**GIVEN RECORDS**
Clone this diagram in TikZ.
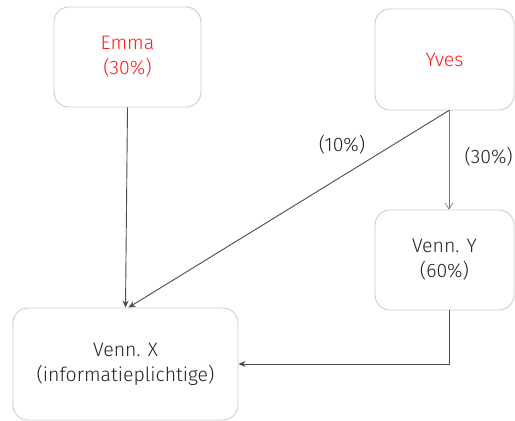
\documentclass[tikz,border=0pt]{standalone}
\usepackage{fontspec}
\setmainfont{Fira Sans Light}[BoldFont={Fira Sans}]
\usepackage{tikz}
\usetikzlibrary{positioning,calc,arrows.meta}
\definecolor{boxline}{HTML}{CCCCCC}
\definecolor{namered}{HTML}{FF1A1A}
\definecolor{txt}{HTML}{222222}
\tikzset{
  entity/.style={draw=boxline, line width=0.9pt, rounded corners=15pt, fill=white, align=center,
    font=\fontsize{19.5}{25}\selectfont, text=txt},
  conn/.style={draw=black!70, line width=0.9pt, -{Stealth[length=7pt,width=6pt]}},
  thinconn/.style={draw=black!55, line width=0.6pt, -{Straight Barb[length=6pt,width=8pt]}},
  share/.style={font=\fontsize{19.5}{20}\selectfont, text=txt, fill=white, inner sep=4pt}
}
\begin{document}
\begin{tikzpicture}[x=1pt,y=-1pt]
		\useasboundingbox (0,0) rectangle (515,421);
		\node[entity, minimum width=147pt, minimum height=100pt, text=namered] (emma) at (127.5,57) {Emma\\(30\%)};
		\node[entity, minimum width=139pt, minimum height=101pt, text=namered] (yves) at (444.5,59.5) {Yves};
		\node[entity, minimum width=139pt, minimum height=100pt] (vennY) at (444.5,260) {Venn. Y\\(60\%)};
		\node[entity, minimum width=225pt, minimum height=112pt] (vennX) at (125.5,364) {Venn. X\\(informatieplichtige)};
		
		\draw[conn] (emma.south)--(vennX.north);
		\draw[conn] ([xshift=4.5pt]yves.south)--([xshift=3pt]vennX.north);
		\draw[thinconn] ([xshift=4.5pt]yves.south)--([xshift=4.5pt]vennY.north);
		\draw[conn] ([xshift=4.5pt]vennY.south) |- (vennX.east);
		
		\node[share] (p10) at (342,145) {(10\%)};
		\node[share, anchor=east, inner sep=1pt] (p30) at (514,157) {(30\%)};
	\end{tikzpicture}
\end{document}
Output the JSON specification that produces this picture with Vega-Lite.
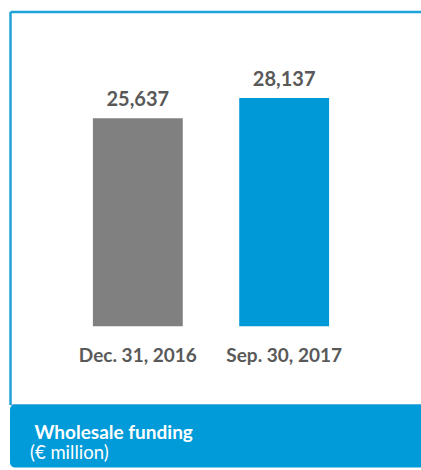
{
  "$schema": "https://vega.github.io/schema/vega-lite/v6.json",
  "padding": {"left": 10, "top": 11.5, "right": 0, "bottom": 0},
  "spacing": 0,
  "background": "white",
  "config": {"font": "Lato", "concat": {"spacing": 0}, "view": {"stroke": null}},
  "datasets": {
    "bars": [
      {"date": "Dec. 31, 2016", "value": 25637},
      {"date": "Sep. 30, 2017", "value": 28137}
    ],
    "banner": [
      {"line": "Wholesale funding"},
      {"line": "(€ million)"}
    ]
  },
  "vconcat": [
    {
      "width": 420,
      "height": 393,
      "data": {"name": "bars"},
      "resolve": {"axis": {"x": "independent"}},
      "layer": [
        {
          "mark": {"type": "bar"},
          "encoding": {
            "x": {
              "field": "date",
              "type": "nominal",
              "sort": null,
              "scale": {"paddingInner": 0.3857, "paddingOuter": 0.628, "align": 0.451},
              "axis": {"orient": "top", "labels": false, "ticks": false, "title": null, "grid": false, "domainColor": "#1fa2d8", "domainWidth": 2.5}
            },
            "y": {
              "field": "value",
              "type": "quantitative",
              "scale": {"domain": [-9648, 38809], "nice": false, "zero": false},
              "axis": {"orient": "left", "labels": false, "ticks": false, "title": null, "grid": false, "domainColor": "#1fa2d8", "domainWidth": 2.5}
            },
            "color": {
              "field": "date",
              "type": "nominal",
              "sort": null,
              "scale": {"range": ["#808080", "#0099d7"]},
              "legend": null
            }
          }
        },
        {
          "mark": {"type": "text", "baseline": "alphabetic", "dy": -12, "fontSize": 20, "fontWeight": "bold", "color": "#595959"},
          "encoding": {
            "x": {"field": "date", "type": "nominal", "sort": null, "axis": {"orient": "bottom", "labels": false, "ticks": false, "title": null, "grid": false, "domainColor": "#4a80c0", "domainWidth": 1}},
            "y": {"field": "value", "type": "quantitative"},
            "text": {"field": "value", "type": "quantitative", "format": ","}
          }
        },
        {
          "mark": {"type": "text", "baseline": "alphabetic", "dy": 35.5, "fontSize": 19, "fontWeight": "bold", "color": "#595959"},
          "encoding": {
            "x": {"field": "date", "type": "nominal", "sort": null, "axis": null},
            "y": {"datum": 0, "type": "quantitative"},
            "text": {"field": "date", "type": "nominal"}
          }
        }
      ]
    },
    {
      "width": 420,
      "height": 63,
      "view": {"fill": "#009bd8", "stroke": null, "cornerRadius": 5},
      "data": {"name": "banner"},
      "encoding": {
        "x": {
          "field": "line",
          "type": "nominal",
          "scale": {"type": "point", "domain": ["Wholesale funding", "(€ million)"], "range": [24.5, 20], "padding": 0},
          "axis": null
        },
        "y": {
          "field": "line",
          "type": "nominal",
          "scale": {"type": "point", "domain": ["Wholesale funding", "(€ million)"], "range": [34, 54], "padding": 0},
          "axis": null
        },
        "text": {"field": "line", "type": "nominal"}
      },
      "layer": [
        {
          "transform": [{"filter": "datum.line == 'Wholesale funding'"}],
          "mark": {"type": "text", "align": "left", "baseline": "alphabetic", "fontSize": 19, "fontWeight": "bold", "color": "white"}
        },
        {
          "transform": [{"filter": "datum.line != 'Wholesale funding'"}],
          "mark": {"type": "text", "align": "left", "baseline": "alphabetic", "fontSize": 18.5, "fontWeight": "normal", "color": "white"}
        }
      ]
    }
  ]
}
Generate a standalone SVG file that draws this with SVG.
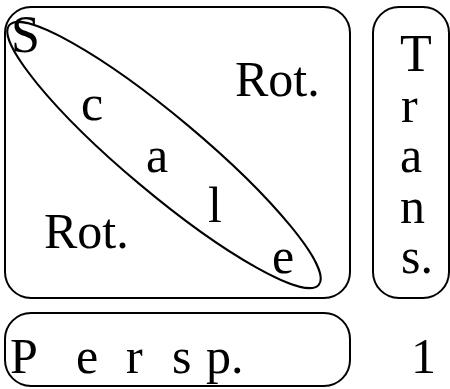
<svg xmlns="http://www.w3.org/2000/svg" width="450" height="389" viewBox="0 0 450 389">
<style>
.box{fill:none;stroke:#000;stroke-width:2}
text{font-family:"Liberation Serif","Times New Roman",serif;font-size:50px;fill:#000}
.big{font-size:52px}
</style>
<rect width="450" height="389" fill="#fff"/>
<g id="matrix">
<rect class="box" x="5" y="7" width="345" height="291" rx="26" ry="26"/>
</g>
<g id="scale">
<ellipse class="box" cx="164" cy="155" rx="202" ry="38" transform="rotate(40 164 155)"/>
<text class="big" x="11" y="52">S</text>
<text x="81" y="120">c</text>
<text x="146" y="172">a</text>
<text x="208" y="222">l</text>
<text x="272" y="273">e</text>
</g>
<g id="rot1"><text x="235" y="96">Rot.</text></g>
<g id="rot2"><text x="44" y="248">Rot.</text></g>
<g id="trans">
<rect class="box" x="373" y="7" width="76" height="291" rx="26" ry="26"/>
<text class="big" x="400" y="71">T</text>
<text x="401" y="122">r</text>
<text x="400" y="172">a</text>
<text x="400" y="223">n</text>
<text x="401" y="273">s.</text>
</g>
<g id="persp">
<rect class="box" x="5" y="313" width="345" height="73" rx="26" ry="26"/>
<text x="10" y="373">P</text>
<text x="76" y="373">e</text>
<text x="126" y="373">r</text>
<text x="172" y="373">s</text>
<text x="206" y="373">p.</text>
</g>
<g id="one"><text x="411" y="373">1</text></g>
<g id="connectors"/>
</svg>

**WHAT THE TASK REQUIRES**
Copy the material above exactly and drop the pictures.

**COMPLETED EXERCISE**
Clone this diagram in TikZ.
\documentclass[tikz,border=0pt]{standalone}
\usepackage{fontspec}
\setmainfont{Fira Sans Light}[BoldFont={Fira Sans}]
\usepackage{tikz}
\usetikzlibrary{positioning,calc,arrows.meta}
\definecolor{boxline}{HTML}{CCCCCC}
\definecolor{namered}{HTML}{FF1A1A}
\definecolor{txt}{HTML}{222222}
\tikzset{
  entity/.style={draw=boxline, line width=0.9pt, rounded corners=15pt, fill=white, align=center,
    font=\fontsize{19.5}{25}\selectfont, text=txt},
  conn/.style={draw=black!70, line width=0.9pt, -{Stealth[length=7pt,width=6pt]}},
  thinconn/.style={draw=black!55, line width=0.6pt, -{Straight Barb[length=6pt,width=8pt]}},
  share/.style={font=\fontsize{19.5}{20}\selectfont, text=txt, fill=white, inner sep=4pt}
}
\begin{document}
\begin{tikzpicture}[x=1pt,y=-1pt]
		\useasboundingbox (0,0) rectangle (515,421);
		\node[entity, minimum width=147pt, minimum height=100pt, text=namered] (emma) at (127.5,57) {Emma\\(30\%)};
		\node[entity, minimum width=139pt, minimum height=101pt, text=namered] (yves) at (444.5,59.5) {Yves};
		\node[entity, minimum width=139pt, minimum height=100pt] (vennY) at (444.5,260) {Venn. Y\\(60\%)};
		\node[entity, minimum width=225pt, minimum height=112pt] (vennX) at (125.5,364) {Venn. X\\(informatieplichtige)};
		
		\draw[conn] (emma.south)--(vennX.north);
		\draw[conn] ([xshift=4.5pt]yves.south)--([xshift=3pt]vennX.north);
		\draw[thinconn] ([xshift=4.5pt]yves.south)--([xshift=4.5pt]vennY.north);
		\draw[conn] ([xshift=4.5pt]vennY.south) |- (vennX.east);
		
		\node[share] (p10) at (342,145) {(10\%)};
		\node[share, anchor=east, inner sep=1pt] (p30) at (514,157) {(30\%)};
	\end{tikzpicture}
\end{document}
Output the JSON specification that produces this picture with Vega-Lite.
{
  "$schema": "https://vega.github.io/schema/vega-lite/v6.json",
  "padding": {"left": 10, "top": 11.5, "right": 0, "bottom": 0},
  "spacing": 0,
  "background": "white",
  "config": {"font": "Lato", "concat": {"spacing": 0}, "view": {"stroke": null}},
  "datasets": {
    "bars": [
      {"date": "Dec. 31, 2016", "value": 25637},
      {"date": "Sep. 30, 2017", "value": 28137}
    ],
    "banner": [
      {"line": "Wholesale funding"},
      {"line": "(€ million)"}
    ]
  },
  "vconcat": [
    {
      "width": 420,
      "height": 393,
      "data": {"name": "bars"},
      "resolve": {"axis": {"x": "independent"}},
      "layer": [
        {
          "mark": {"type": "bar"},
          "encoding": {
            "x": {
              "field": "date",
              "type": "nominal",
              "sort": null,
              "scale": {"paddingInner": 0.3857, "paddingOuter": 0.628, "align": 0.451},
              "axis": {"orient": "top", "labels": false, "ticks": false, "title": null, "grid": false, "domainColor": "#1fa2d8", "domainWidth": 2.5}
            },
            "y": {
              "field": "value",
              "type": "quantitative",
              "scale": {"domain": [-9648, 38809], "nice": false, "zero": false},
              "axis": {"orient": "left", "labels": false, "ticks": false, "title": null, "grid": false, "domainColor": "#1fa2d8", "domainWidth": 2.5}
            },
            "color": {
              "field": "date",
              "type": "nominal",
              "sort": null,
              "scale": {"range": ["#808080", "#0099d7"]},
              "legend": null
            }
          }
        },
        {
          "mark": {"type": "text", "baseline": "alphabetic", "dy": -12, "fontSize": 20, "fontWeight": "bold", "color": "#595959"},
          "encoding": {
            "x": {"field": "date", "type": "nominal", "sort": null, "axis": {"orient": "bottom", "labels": false, "ticks": false, "title": null, "grid": false, "domainColor": "#4a80c0", "domainWidth": 1}},
            "y": {"field": "value", "type": "quantitative"},
            "text": {"field": "value", "type": "quantitative", "format": ","}
          }
        },
        {
          "mark": {"type": "text", "baseline": "alphabetic", "dy": 35.5, "fontSize": 19, "fontWeight": "bold", "color": "#595959"},
          "encoding": {
            "x": {"field": "date", "type": "nominal", "sort": null, "axis": null},
            "y": {"datum": 0, "type": "quantitative"},
            "text": {"field": "date", "type": "nominal"}
          }
        }
      ]
    },
    {
      "width": 420,
      "height": 63,
      "view": {"fill": "#009bd8", "stroke": null, "cornerRadius": 5},
      "data": {"name": "banner"},
      "encoding": {
        "x": {
          "field": "line",
          "type": "nominal",
          "scale": {"type": "point", "domain": ["Wholesale funding", "(€ million)"], "range": [24.5, 20], "padding": 0},
          "axis": null
        },
        "y": {
          "field": "line",
          "type": "nominal",
          "scale": {"type": "point", "domain": ["Wholesale funding", "(€ million)"], "range": [34, 54], "padding": 0},
          "axis": null
        },
        "text": {"field": "line", "type": "nominal"}
      },
      "layer": [
        {
          "transform": [{"filter": "datum.line == 'Wholesale funding'"}],
          "mark": {"type": "text", "align": "left", "baseline": "alphabetic", "fontSize": 19, "fontWeight": "bold", "color": "white"}
        },
        {
          "transform": [{"filter": "datum.line != 'Wholesale funding'"}],
          "mark": {"type": "text", "align": "left", "baseline": "alphabetic", "fontSize": 18.5, "fontWeight": "normal", "color": "white"}
        }
      ]
    }
  ]
}
Generate a standalone SVG file that draws this with SVG.
<svg xmlns="http://www.w3.org/2000/svg" width="450" height="389" viewBox="0 0 450 389">
<style>
.box{fill:none;stroke:#000;stroke-width:2}
text{font-family:"Liberation Serif","Times New Roman",serif;font-size:50px;fill:#000}
.big{font-size:52px}
</style>
<rect width="450" height="389" fill="#fff"/>
<g id="matrix">
<rect class="box" x="5" y="7" width="345" height="291" rx="26" ry="26"/>
</g>
<g id="scale">
<ellipse class="box" cx="164" cy="155" rx="202" ry="38" transform="rotate(40 164 155)"/>
<text class="big" x="11" y="52">S</text>
<text x="81" y="120">c</text>
<text x="146" y="172">a</text>
<text x="208" y="222">l</text>
<text x="272" y="273">e</text>
</g>
<g id="rot1"><text x="235" y="96">Rot.</text></g>
<g id="rot2"><text x="44" y="248">Rot.</text></g>
<g id="trans">
<rect class="box" x="373" y="7" width="76" height="291" rx="26" ry="26"/>
<text class="big" x="400" y="71">T</text>
<text x="401" y="122">r</text>
<text x="400" y="172">a</text>
<text x="400" y="223">n</text>
<text x="401" y="273">s.</text>
</g>
<g id="persp">
<rect class="box" x="5" y="313" width="345" height="73" rx="26" ry="26"/>
<text x="10" y="373">P</text>
<text x="76" y="373">e</text>
<text x="126" y="373">r</text>
<text x="172" y="373">s</text>
<text x="206" y="373">p.</text>
</g>
<g id="one"><text x="411" y="373">1</text></g>
<g id="connectors"/>
</svg>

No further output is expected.